The hurts not only the pacing of the film but also how much we care about the core cast. It says something that Carl, an under-baked T-800 who never gets enough screen time to really sell his whole weird story, still has been character development and more solid moments than any of the core ladies of the movie. The film goes out of its way to bring Linda Hamilton's Sarah Connor back and then does barely anything with her. She's as emotionally unavailable and divorced from the action as any T-800 (other than Carl). So what was the point?
But really, what I keep coming back to is the fact that this movie struggles to justify its existence simply because so many movies in the franchise have come out and explored this ground before. Every few years we had a new attempt to extend the franchise, to find a new take on the material, to find some way to get people invested in the action again. Each film, in kind, has been met by diminishing returns at the Box Office, and the reason is because the franchise doesn't have a new story to tell and hasn't since Terminator 2. That movie ended decisively, meaning that anything to come after was written into a corner: "humanity was saved, but SkyNet finds a way to come back and start Judgment Day again, just later." That's the starting point for every movie in the series since T2 and, but now, audiences are tired of it.
The problem is I don't know what story you could write that would avoid that and still be part of the franchise. How can you have a Terminator film when Sarah and John already stopped SkyNet and ended to threat of Terminators? Where can you go from there? As even Dark Fate shows you really have nowhere else to go but back to the well. No matter how cool the Terminators may get, whatever cool concepts they may have this time around, every film that looks to reboot the franchise is giving us a story we've seen before. It's like the issue with superhero films always giving us an origin story, but here the origin is the next SkyNet, the next end of humanity. We've seen it four times now and it has yet to work.

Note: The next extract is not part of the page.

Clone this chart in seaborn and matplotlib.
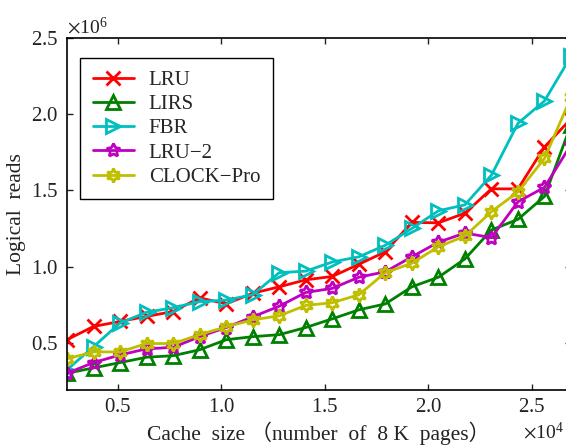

Dark Fate bombed at the Box Office and is unlikely to get any of the sequels that were planned for it. I wouldn't say I'm sad about that -- I have a lot of issues with the film, as we just discussed, even if I did like some of the concepts and the action presented. Maybe, down the road, if another attempt is made to restart the franchise they can find some way to come up with a fresh hook for everything. Some new angle, some new way to do it that hasn't been shown before. Maybe a Western Terminator, or one set in Feudal Japan (with Samurai and all the trappings). There's gotta be some place to go for the series that won't feel like it's treading the same ground all over again. All I know is that Dark Fate is unlikely to be the grand re-start of the series everyone was hoping for. Who knows: maybe eighth time will be the charm?